Dataset records -
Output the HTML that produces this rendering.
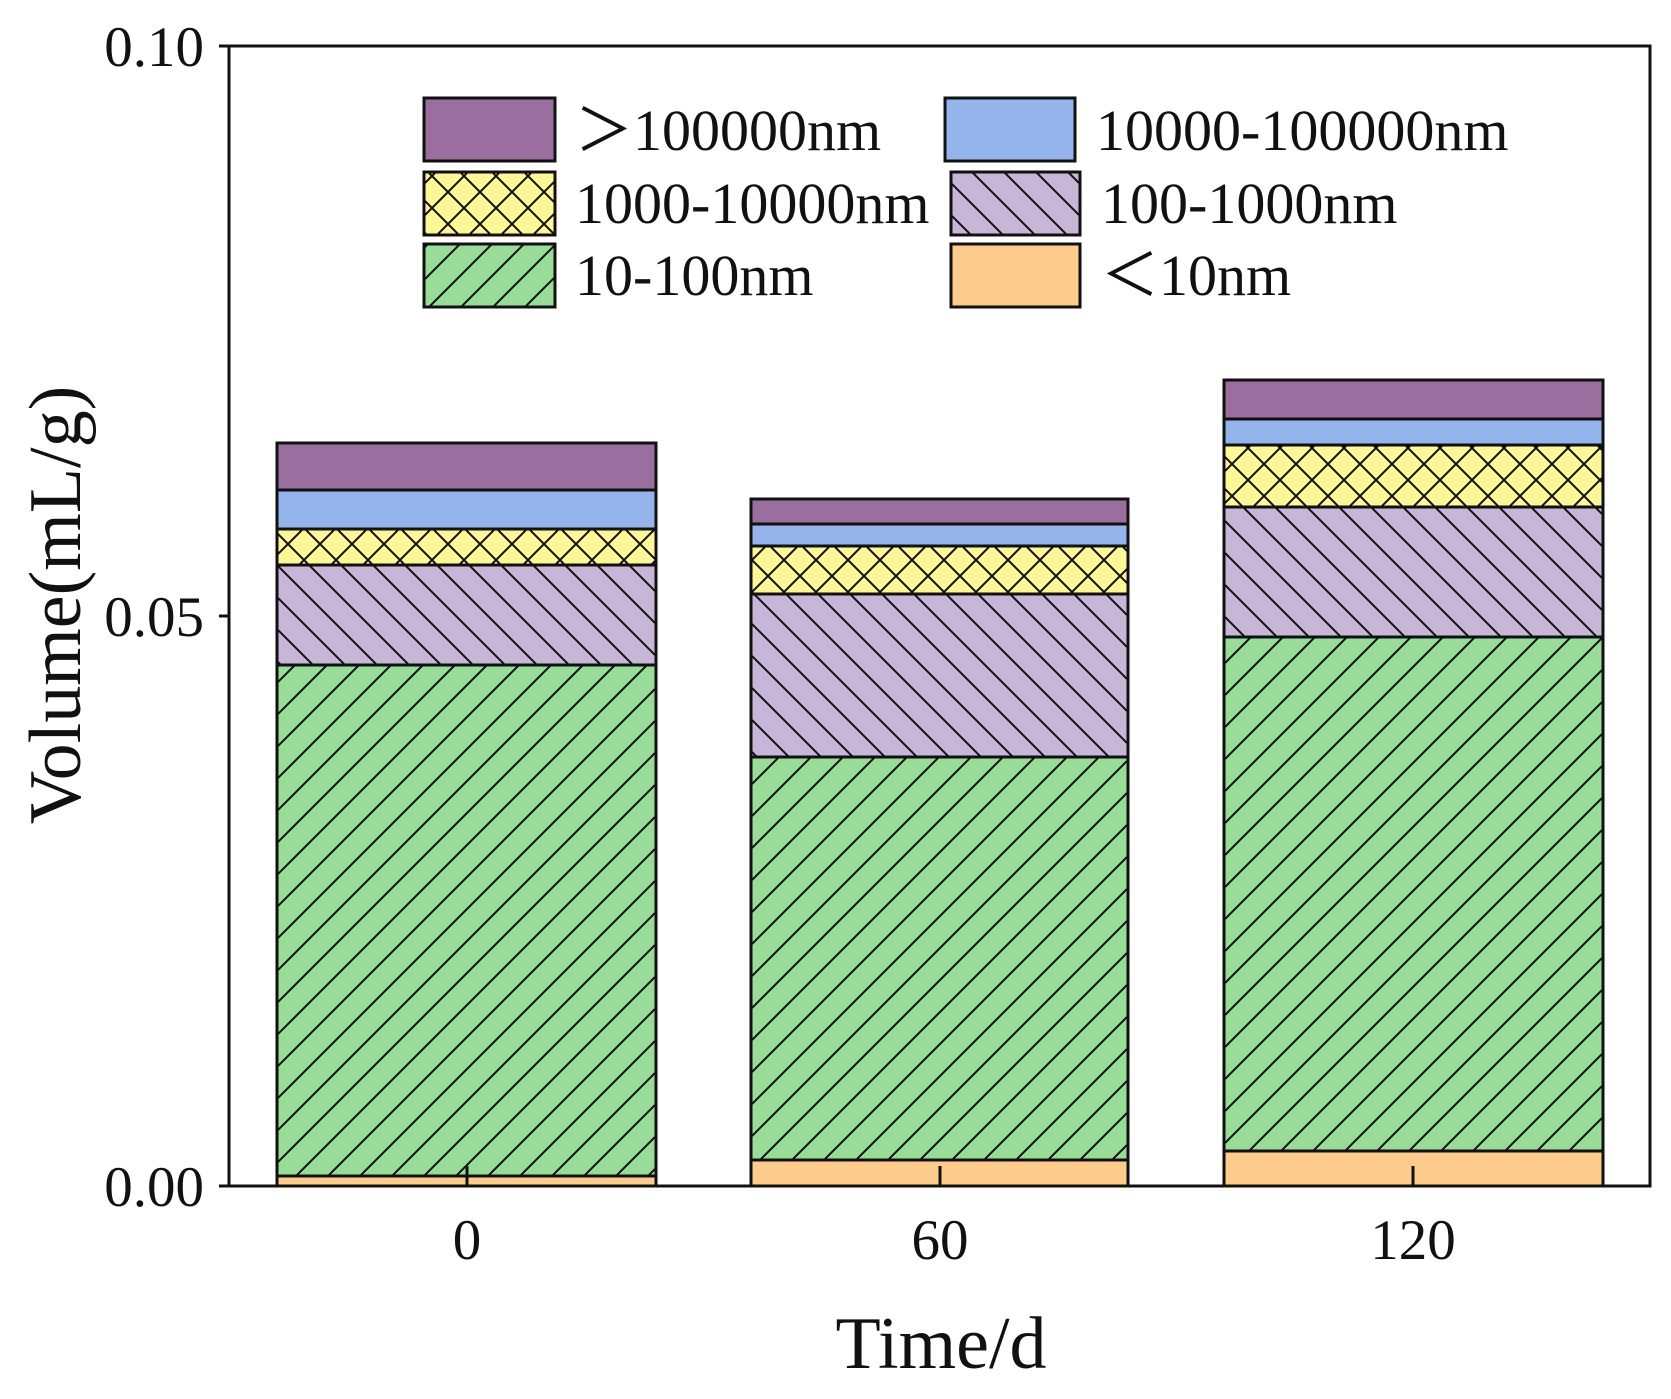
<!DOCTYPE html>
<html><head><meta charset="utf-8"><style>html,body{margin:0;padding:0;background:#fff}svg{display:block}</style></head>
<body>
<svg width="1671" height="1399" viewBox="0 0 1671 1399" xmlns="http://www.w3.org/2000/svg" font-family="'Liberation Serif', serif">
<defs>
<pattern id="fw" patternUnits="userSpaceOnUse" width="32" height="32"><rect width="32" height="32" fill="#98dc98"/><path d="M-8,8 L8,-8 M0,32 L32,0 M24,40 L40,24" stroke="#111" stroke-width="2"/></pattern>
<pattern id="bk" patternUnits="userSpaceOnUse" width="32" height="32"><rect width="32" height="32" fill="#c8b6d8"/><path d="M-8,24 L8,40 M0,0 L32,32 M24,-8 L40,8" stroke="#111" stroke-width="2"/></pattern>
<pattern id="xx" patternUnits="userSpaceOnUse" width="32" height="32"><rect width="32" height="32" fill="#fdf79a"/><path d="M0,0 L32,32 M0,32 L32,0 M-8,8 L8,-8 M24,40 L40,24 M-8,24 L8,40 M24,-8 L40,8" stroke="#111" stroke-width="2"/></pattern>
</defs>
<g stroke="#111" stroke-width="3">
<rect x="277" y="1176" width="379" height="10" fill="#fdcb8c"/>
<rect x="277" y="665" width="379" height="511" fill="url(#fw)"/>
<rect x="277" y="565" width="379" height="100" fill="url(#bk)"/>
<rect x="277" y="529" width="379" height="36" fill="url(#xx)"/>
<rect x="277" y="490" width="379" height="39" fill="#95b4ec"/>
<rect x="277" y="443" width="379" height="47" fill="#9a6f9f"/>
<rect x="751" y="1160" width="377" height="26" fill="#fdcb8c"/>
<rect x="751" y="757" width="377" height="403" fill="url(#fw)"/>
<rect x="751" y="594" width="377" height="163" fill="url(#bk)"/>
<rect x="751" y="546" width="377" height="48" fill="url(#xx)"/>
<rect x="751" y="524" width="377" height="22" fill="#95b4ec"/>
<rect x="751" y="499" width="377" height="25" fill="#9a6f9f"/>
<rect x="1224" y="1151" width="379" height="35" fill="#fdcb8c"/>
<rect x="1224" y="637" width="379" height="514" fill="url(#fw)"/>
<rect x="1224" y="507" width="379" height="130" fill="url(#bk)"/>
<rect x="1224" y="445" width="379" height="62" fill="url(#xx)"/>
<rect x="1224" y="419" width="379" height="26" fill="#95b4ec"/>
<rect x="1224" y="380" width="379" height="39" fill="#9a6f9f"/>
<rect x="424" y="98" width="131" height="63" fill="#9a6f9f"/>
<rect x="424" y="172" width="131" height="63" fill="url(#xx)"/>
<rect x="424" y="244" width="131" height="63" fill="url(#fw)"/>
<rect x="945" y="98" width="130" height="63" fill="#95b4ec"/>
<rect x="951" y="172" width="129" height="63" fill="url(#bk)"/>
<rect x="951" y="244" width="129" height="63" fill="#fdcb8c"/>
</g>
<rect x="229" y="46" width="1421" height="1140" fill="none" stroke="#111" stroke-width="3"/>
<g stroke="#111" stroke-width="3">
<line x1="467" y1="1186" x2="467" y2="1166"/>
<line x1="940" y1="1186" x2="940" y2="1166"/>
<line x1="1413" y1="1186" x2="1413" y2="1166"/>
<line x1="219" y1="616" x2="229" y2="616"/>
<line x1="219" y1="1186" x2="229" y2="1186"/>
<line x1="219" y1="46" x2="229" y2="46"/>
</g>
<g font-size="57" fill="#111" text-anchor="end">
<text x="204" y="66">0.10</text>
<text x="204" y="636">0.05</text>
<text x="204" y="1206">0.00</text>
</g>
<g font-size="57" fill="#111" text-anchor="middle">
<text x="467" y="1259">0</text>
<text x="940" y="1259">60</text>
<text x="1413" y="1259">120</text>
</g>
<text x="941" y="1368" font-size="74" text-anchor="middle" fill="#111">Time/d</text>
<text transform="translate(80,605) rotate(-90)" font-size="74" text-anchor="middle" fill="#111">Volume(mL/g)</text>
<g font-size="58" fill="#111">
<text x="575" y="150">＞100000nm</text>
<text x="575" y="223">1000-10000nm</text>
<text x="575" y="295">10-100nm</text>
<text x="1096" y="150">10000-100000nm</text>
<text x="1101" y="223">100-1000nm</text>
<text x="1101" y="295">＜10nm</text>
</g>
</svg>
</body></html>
==
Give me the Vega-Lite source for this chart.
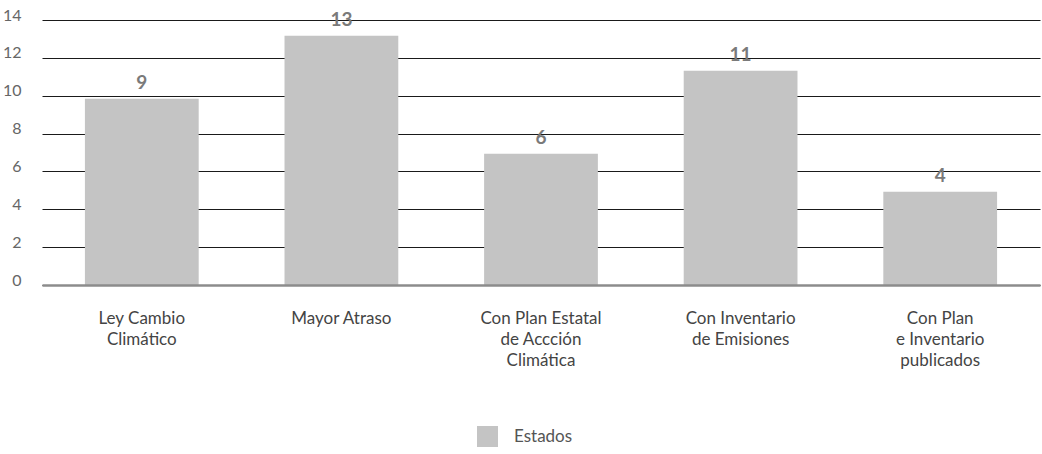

Set exercise - Select every line in the material above where the string "this" occurs, and copy it.

Reply -
Output the HTML that produces this rendering.
Give me the Vega-Lite source for this chart.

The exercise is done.